Stated exercise: Repeat only what lies from the line with "Generate a Python" to the line with "plt.rcParams['axes.unicode_minus'] = False", those two lines included, exactly as it stands; omit any images.

Supplied records:
(begin)

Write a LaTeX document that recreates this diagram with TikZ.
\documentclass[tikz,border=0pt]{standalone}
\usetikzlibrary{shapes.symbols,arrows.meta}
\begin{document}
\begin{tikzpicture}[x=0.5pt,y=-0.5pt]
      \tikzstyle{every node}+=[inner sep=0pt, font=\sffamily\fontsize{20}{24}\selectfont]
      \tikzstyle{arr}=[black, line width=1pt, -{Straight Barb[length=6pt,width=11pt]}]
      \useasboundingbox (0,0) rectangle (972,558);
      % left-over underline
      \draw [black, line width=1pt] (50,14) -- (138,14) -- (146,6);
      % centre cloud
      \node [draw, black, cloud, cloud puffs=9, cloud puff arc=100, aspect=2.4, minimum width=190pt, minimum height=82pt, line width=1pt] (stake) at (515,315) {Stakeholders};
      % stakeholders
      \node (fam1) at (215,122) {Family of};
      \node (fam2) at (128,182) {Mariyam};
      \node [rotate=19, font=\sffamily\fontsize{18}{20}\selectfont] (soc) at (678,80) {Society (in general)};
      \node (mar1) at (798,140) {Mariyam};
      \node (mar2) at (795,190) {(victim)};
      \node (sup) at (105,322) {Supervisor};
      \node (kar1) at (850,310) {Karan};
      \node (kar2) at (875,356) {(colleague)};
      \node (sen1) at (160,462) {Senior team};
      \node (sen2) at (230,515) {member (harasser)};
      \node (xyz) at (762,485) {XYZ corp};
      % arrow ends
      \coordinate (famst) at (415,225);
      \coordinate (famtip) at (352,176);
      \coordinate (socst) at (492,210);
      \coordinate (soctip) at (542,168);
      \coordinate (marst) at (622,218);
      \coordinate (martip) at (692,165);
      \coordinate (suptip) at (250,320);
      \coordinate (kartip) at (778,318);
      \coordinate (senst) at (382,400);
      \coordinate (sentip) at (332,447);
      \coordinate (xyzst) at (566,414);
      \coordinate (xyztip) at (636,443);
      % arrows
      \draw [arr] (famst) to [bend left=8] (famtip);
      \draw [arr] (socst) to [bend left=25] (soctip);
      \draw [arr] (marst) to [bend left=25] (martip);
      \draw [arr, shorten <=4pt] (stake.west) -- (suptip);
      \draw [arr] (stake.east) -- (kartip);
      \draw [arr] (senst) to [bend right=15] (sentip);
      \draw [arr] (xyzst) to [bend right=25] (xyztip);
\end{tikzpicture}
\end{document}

(end)
(begin)

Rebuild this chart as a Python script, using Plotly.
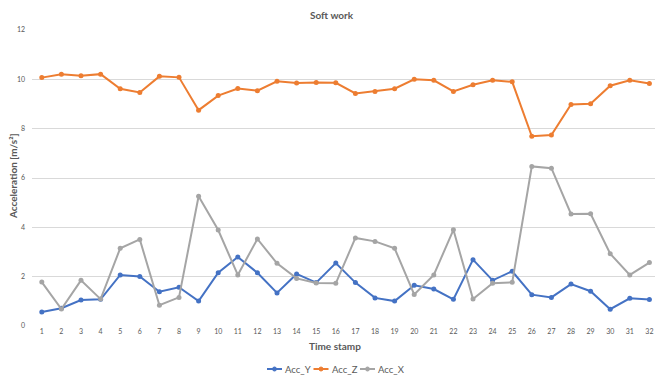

(end)
(begin)

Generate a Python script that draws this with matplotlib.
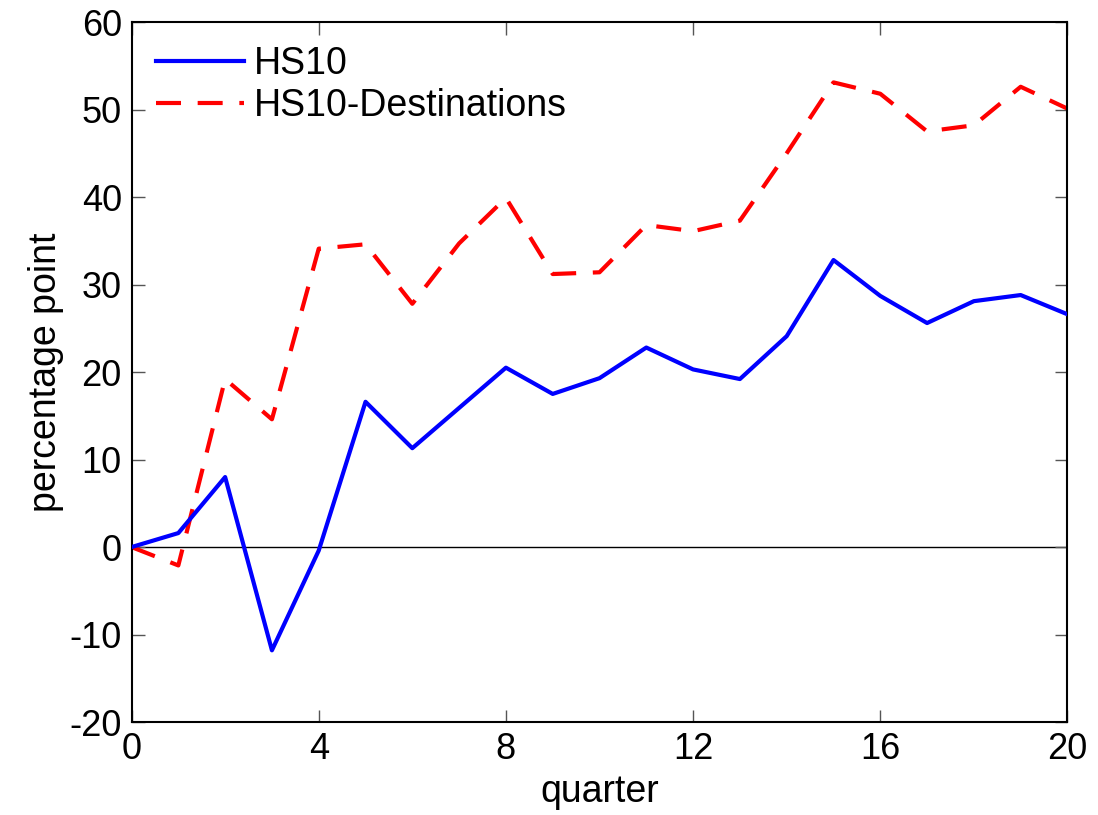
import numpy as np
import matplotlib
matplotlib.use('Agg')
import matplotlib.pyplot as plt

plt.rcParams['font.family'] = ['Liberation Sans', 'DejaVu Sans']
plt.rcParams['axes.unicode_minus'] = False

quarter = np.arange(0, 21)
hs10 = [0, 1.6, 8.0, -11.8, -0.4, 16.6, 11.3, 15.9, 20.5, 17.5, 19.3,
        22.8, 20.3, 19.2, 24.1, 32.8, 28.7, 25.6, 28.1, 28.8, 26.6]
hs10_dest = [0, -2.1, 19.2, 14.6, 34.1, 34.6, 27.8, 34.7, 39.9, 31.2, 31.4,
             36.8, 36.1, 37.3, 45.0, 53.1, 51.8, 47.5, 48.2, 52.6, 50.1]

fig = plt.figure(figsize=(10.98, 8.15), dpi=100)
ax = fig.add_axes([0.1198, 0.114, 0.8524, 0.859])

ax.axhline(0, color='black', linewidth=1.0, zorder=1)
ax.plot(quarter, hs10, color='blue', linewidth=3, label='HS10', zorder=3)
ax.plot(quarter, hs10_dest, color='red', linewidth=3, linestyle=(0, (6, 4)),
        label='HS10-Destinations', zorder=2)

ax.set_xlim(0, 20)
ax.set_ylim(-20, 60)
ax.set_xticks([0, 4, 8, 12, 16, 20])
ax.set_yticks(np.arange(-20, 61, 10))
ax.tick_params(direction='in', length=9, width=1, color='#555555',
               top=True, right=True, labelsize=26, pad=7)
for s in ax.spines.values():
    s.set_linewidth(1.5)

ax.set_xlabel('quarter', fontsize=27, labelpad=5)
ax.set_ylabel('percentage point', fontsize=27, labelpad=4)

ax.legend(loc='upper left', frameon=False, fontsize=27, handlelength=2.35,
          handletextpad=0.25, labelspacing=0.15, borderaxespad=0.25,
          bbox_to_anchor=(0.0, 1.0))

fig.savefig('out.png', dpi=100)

(end)

Solved problem:
Generate a Python script that draws this with matplotlib.
import numpy as np
import matplotlib
matplotlib.use('Agg')
import matplotlib.pyplot as plt

plt.rcParams['font.family'] = ['Liberation Sans', 'DejaVu Sans']
plt.rcParams['axes.unicode_minus'] = False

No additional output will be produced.